Il faut diversifier, améliorer la compétitivité des secteurs de production et d’exportation à forte demande régionale. C’est le cas des matériaux de construction [aluminium, acier, matières plastiques et bois], du textile et de l’agroalimentaire. Or tous ces secteurs sont pénalisés, entre autres, par le coût de l’énergie et par un réseau électrique à bout de souffle ».
C’est précisément en cela que la crise qui frappe le pays peut aussi devenir une chance. Car, comme l’indiquait Kwesi Amoafo-Yeboah, le président du fonds Venture Capital, à nos confrères de The Africa Report en avril, « c’est l’occasion de réorienter le pays vers une économie d’exportation de produits transformés localement, c’est-à-dire l’opposé de ce qu’elle est aujourd’hui, une grande importatrice ». Et d’après ce candidat à la présidentielle de décembre 2012, les dirigeants du pays ont enfin pris la bonne direction en engageant des réformes.
Par exemple, le gouvernement a décidé de réduire le déficit de la balance commerciale en incitant les entreprises à produire localement des biens jusqu’ici importés.

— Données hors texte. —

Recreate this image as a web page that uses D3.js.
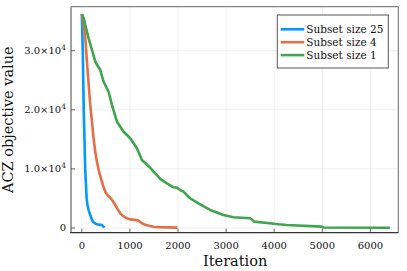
<!DOCTYPE html>
<html lang="en">
<head>
  <meta charset="UTF-8">
  <title>ACZ objective value vs iteration</title>
  <script src="https://d3js.org/d3.v7.min.js"></script>
  <style>
    body { margin: 0; background: #fff; }
    text { font-family: "DejaVu Serif", serif; fill: #111; }
    .tick-label { font-size: 10px; }
    .axis-title { font-size: 14.5px; }
    .legend-label { font-size: 10.5px; }
  </style>
</head>
<body>
  <script>
    // Subset size 25
    const iterS25 = [0, 20, 40, 70, 100, 118, 145, 176, 205, 232, 270, 315, 360, 419, 445, 473];
    const valS25 = [36200, 30000, 20000, 10000, 5000, 3900, 2900, 2200, 1500, 1070, 800, 620, 560, 510, 250, 60];

    // Subset size 4
    const iterS4 = [0, 40, 73, 121, 176, 245, 280, 315, 350, 398, 440, 488, 540, 592, 640, 695, 750, 799, 860, 938, 1000, 1146, 1200, 1250, 1300, 1380, 1490, 1600, 1800, 1990];
    const valS4 = [36200, 34500, 32100, 26450, 20800, 15180, 12800, 11220, 9800, 8400, 7200, 6140, 5500, 5130, 4600, 3890, 3100, 2480, 2000, 1640, 1450, 1350, 1100, 795, 600, 420, 220, 150, 100, 60];

    // Subset size 1
    const iterS1 = [0, 40, 73, 141, 212, 280, 384, 453, 556, 627, 731, 868, 1007, 1146, 1250, 1422, 1490, 1561, 1630, 1769, 1906, 1976, 2045, 2113, 2252, 2425, 2460, 2668, 2944, 3151, 3498, 3540, 3581, 3913, 4086, 4260, 4986, 5020, 6404];
    const valS1 = [36200, 35500, 34350, 32100, 30120, 28140, 26730, 24750, 23060, 20810, 17990, 16290, 15180, 13490, 11510, 10200, 9530, 8970, 8300, 7560, 6890, 6820, 6430, 6140, 5030, 4180, 4000, 3050, 2200, 1810, 1640, 1400, 1070, 795, 620, 510, 220, 80, 50];

    const seriesNames = ["Subset size 25", "Subset size 4", "Subset size 1"];
    const seriesColors = ["#009AFA", "#E36F47", "#3EA44E"];

    const xTicks = [0, 1000, 2000, 3000, 4000, 5000, 6000];
    const yTicks = [0, 10000, 20000, 30000];

    const series = [
      { name: seriesNames[0], color: seriesColors[0], pts: iterS25.map((x, i) => [x, valS25[i]]) },
      { name: seriesNames[1], color: seriesColors[1], pts: iterS4.map((x, i) => [x, valS4[i]]) },
      { name: seriesNames[2], color: seriesColors[2], pts: iterS1.map((x, i) => [x, valS1[i]]) }
    ];

    const W = 407, H = 271;
    const plot = { left: 71, right: 398.3, top: 6.7, bottom: 232.7 };

    const svg = d3.select("body").append("svg")
      .attr("width", W).attr("height", H);

    const x = d3.scaleLinear().domain([-225, 6580]).range([plot.left, plot.right]);
    const y = d3.scaleLinear().domain([-800, 37450]).range([plot.bottom, plot.top]);

    // grid
    const grid = svg.append("g").attr("stroke", "#000").attr("stroke-opacity", 0.1).attr("stroke-width", 0.6);
    grid.selectAll("line.gx").data(xTicks).join("line")
      .attr("x1", d => x(d)).attr("x2", d => x(d))
      .attr("y1", plot.top).attr("y2", plot.bottom);
    grid.selectAll("line.gy").data(yTicks).join("line")
      .attr("y1", d => y(d)).attr("y2", d => y(d))
      .attr("x1", plot.left).attr("x2", plot.right);

    // lines
    const line = d3.line().x(d => x(d[0])).y(d => y(d[1]));
    svg.append("g").selectAll("path").data(series).join("path")
      .attr("fill", "none")
      .attr("stroke", d => d.color)
      .attr("stroke-width", 2.6)
      .attr("stroke-linejoin", "round")
      .attr("d", d => line(d.pts));

    // frame: top/right thin, left light gray thick, bottom dark
    const fr = svg.append("g");
    fr.append("line").attr("x1", plot.left).attr("x2", plot.right).attr("y1", plot.top).attr("y2", plot.top)
      .attr("stroke", "#555").attr("stroke-width", 0.9);
    fr.append("line").attr("x1", plot.right).attr("x2", plot.right).attr("y1", plot.top).attr("y2", plot.bottom)
      .attr("stroke", "#555").attr("stroke-width", 0.9);
    fr.append("line").attr("x1", plot.left).attr("x2", plot.left).attr("y1", plot.top).attr("y2", plot.bottom)
      .attr("stroke", "#8a8a8a").attr("stroke-width", 1.6);
    fr.append("line").attr("x1", plot.left - 0.8).attr("x2", plot.right).attr("y1", plot.bottom).attr("y2", plot.bottom)
      .attr("stroke", "#333").attr("stroke-width", 1.2);

    // ticks (inward)
    const tk = svg.append("g").attr("stroke", "#444").attr("stroke-width", 0.8);
    tk.selectAll("line.tx").data(xTicks).join("line")
      .attr("x1", d => x(d)).attr("x2", d => x(d))
      .attr("y1", plot.bottom).attr("y2", plot.bottom - 4);
    tk.selectAll("line.ty").data(yTicks).join("line")
      .attr("y1", d => y(d)).attr("y2", d => y(d))
      .attr("x1", plot.left).attr("x2", plot.left + 4);

    // tick labels
    svg.append("g").selectAll("text").data(xTicks).join("text")
      .attr("class", "tick-label")
      .attr("x", d => x(d)).attr("y", 249)
      .attr("text-anchor", "middle")
      .text(d => d);

    const yl = svg.append("g").selectAll("text").data(yTicks).join("text")
      .attr("class", "tick-label")
      .attr("x", plot.left - 5).attr("y", d => y(d) + 3.5)
      .attr("text-anchor", "end");
    yl.each(function (d) {
      const t = d3.select(this);
      if (d === 0) { t.text("0"); return; }
      const e = Math.floor(Math.log10(d));
      t.append("tspan").text((d / Math.pow(10, e)).toFixed(1) + "\u00d710");
      t.append("tspan").attr("dy", -4.5).attr("font-size", "7.5px").text(e);
    });

    // axis titles
    svg.append("text").attr("class", "axis-title")
      .attr("x", (plot.left + plot.right) / 2 + 0.5).attr("y", 266)
      .attr("text-anchor", "middle").text("Iteration");
    svg.append("text").attr("class", "axis-title")
      .attr("transform", `translate(13,${(plot.top + plot.bottom) / 2}) rotate(-90)`)
      .attr("text-anchor", "middle").text("ACZ objective value");

    // legend
    const lg = svg.append("g").attr("transform", "translate(277.3,15)");
    lg.append("rect").attr("width", 111).attr("height", 53)
      .attr("fill", "#fff").attr("stroke", "#555").attr("stroke-width", 1);
    const item = lg.selectAll("g").data(series).join("g")
      .attr("transform", (d, i) => `translate(0,${14.3 + i * 12.9})`);
    item.append("line").attr("x1", 3.4).attr("x2", 27)
      .attr("stroke", d => d.color).attr("stroke-width", 2.6);
    item.append("text").attr("class", "legend-label")
      .attr("x", 29).attr("y", 3.7).text(d => d.name);
  </script>
</body>
</html>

Ainsi, Haruna Iddrisu, le ministre de l’Industrie et du Commerce, a négocié en personne l’implantation du groupe mauricien Omnicane dans le pays. Ce groupe sucrier a ainsi annoncé en mai un investissement de 250 millions de dollars dans une plantation de canne et dans une raffinerie d’une capacité de 100 000 tonnes par an dans le Nord. Objectif : refaire du Ghana un pays exportateur de sucre.
Dans sa stratégie, le gouvernement prévoit de doubler les exportations (hors ressources naturelles) afin qu’elles atteignent plus de 5 milliards de dollars d’ici à trois ans. L’avenir dira si ce plan aura effectivement contribué à réduire la dépendance de l’économie nationale vis-à-vis de ses trois principaux produits d’exportation, le cacao, l’or et le pétrole.
John Gadzi : « Produire localement reste un grand défi au Ghana »
Ancien cadre de Goldman Sachs, ce banquier d’affaires ghanéen dirige depuis 2012 le département fusion-acquisition d’IC Securities, une société de services financiers qui a piloté entre autres l’acquisition de l’assureur Provident par Old Mutual et la prise de participation d’investisseurs étrangers dans Fidelity Bank.
Jeune afrique : Comment le secteur privé ghanéen fait-il face à la crise qui frappe le pays ?
John Gadzi : La première chose que font les entreprises, c’est de transférer les coûts aux consommateurs, ce qui a tendance à alimenter l’inflation. Les patrons cherchent aussi à rogner leurs dépenses courantes, comme les voyages d’affaires, ou bien retardent les investissements qui ne sont pas essentiels. Enfin, certains tentent de substituer des produits locaux aux importations ou cherchent à gagner des marchés hors des frontières.
Le Ghana reste-t-il un pays intéressant pour les investisseurs ?
L’environnement reste attractif, malgré la crise, surtout si vous investissez en monnaie locale. L’arrivée du FMI devrait permettre de stabiliser le taux de change. À plus long terme, le pays a de nombreux atouts.